• WHAT YOU ARE ASKED TO DO: Your task is to reproduce, verbatim and without pictures, the lines from the opening of the listing through the line containing "plt.rcParams['font.family'] = ['Liberation".

• DATA SECTION:
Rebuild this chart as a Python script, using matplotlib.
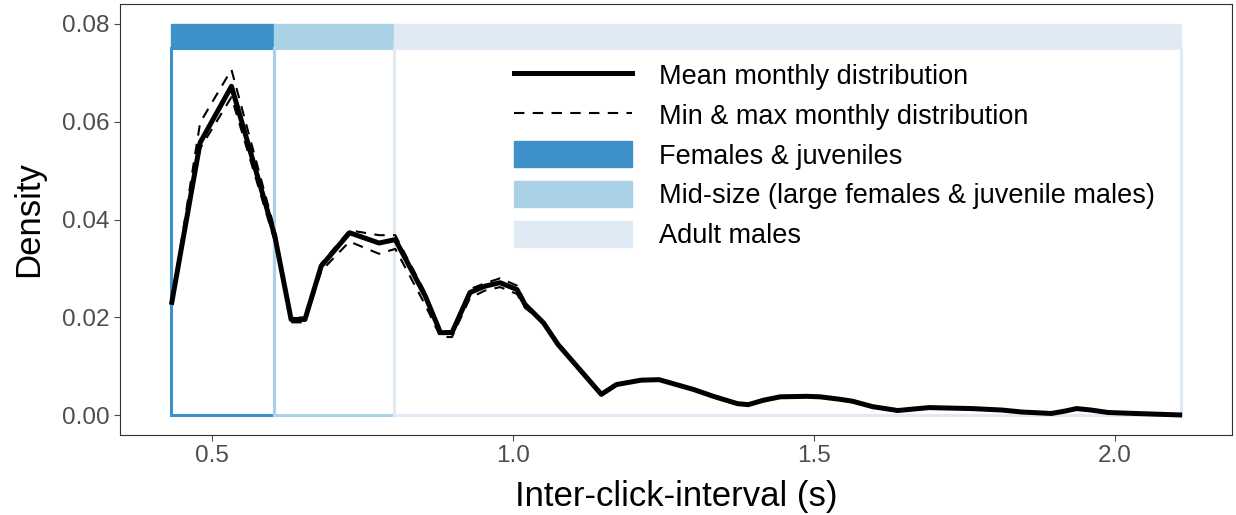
import matplotlib
matplotlib.use("Agg")
import matplotlib.pyplot as plt
from matplotlib.patches import Rectangle, Patch
from matplotlib.lines import Line2D

plt.rcParams['font.family'] = ['Liberation Sans', 'DejaVu Sans']

# inter-click interval grid (s) and monthly densities
ici = [0.434, 0.481, 0.533, 0.605, 0.632, 0.655, 0.682, 0.729, 0.778, 0.805,
       0.855, 0.880, 0.899, 0.929, 0.954, 0.979, 1.007, 1.020, 1.051, 1.075,
       1.147, 1.172, 1.213, 1.243, 1.300, 1.333, 1.373, 1.391, 1.416, 1.444,
       1.488, 1.510, 1.543, 1.564, 1.597, 1.639, 1.691, 1.762, 1.812, 1.845,
       1.894, 1.917, 1.936, 1.960, 1.988, 2.033, 2.107]
dens_mean = [0.0231, 0.0557, 0.0672, 0.0366, 0.0196, 0.0196, 0.0305, 0.0373, 0.0352, 0.0359,
             0.0243, 0.0169, 0.0169, 0.0251, 0.0264, 0.0271, 0.0257, 0.0227, 0.0189, 0.0145,
             0.0043, 0.0063, 0.0072, 0.0073, 0.0053, 0.0039, 0.0024, 0.0022, 0.0031, 0.0038,
             0.0039, 0.0038, 0.0033, 0.0029, 0.0018, 0.0010, 0.0016, 0.0014, 0.0011, 0.0007,
             0.0004, 0.0009, 0.0014, 0.0011, 0.0006, 0.0004, 0.0001]
dens_min = [0.0231, 0.0545, 0.0650, 0.0355, 0.0190, 0.0190, 0.0295, 0.0355, 0.0330, 0.0340,
            0.0225, 0.0160, 0.0160, 0.0240, 0.0255, 0.0262, 0.0248, 0.0220, 0.0189, 0.0145,
            0.0043, 0.0063, 0.0072, 0.0073, 0.0053, 0.0039, 0.0024, 0.0022, 0.0031, 0.0038,
            0.0039, 0.0038, 0.0033, 0.0029, 0.0018, 0.0010, 0.0016, 0.0014, 0.0011, 0.0007,
            0.0004, 0.0009, 0.0014, 0.0011, 0.0006, 0.0004, 0.0001]
dens_max = [0.0231, 0.0598, 0.0706, 0.0378, 0.0200, 0.0200, 0.0310, 0.0378, 0.0368, 0.0368,
            0.0250, 0.0172, 0.0172, 0.0258, 0.0270, 0.0280, 0.0265, 0.0232, 0.0189, 0.0145,
            0.0043, 0.0063, 0.0072, 0.0073, 0.0053, 0.0039, 0.0024, 0.0022, 0.0031, 0.0038,
            0.0039, 0.0038, 0.0033, 0.0029, 0.0018, 0.0010, 0.0016, 0.0014, 0.0011, 0.0007,
            0.0004, 0.0009, 0.0014, 0.0011, 0.0006, 0.0004, 0.0001]

# size-class ICI ranges
class_names = ["Females & juveniles", "Mid-size (large females & juvenile males)", "Adult males"]
class_lo = [0.432, 0.604, 0.802]
class_hi = [0.604, 0.802, 2.110]
class_cols = ["#3D91C8", "#AAD2E6", "#E0EAF4"]
band_lo, band_hi = 0.075, 0.080

DASH = (0, (5, 4))

fig = plt.figure(figsize=(12.36, 5.15), dpi=100)
ax = fig.add_axes([0.0971, 0.1553, 0.8997, 0.8369])

for lo, hi, c in zip(class_lo, class_hi, class_cols):
    ax.add_patch(Rectangle((lo, 0), hi - lo, band_lo, fill=False, edgecolor=c, lw=2.2, zorder=1))
    ax.add_patch(Rectangle((lo, band_lo), hi - lo, band_hi - band_lo, facecolor=c, edgecolor=c, lw=1, zorder=1))

ax.plot(ici, dens_min, color="black", lw=1.5, ls=DASH, zorder=3)
ax.plot(ici, dens_max, color="black", lw=1.5, ls=DASH, zorder=3)
ax.plot(ici, dens_mean, color="black", lw=3.6, zorder=4, solid_joinstyle="round")

ax.set_xlim(0.348, 2.194)
ax.set_ylim(-0.004, 0.084)
ax.set_xticks([0.5, 1.0, 1.5, 2.0])
ax.set_xticklabels(["0.5", "1.0", "1.5", "2.0"])
ax.set_yticks([0.0, 0.02, 0.04, 0.06, 0.08])
ax.set_yticklabels(["0.00", "0.02", "0.04", "0.06", "0.08"])
ax.tick_params(colors="#4D4D4D", labelsize=17.5, length=4, width=0.8)
for s in ax.spines.values():
    s.set_color("#333333")
    s.set_linewidth(0.8)
ax.set_xlabel("Inter-click-interval (s)", fontsize=25, labelpad=9)
ax.set_ylabel("Density", fontsize=25, labelpad=12)

handles = [Line2D([], [], color="black", lw=3.6),
           Line2D([], [], color="black", lw=1.5, ls=DASH)]
handles += [Patch(facecolor=c, edgecolor=c) for c in class_cols]
labels = ["Mean monthly distribution", "Min & max monthly distribution"] + class_names
ax.legend(handles, labels, loc="upper left", bbox_to_anchor=(0.345, 0.89), frameon=False,
          fontsize=19.5, handlelength=4.35, handleheight=1.1, handletextpad=1.0,
          labelspacing=0.42, borderaxespad=0)

fig.savefig("out.png", dpi=100)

• RIGHT ANSWER:
Rebuild this chart as a Python script, using matplotlib.
import matplotlib
matplotlib.use("Agg")
import matplotlib.pyplot as plt
from matplotlib.patches import Rectangle, Patch
from matplotlib.lines import Line2D

plt.rcParams['font.family'] = ['Liberation Sans', 'DejaVu Sans']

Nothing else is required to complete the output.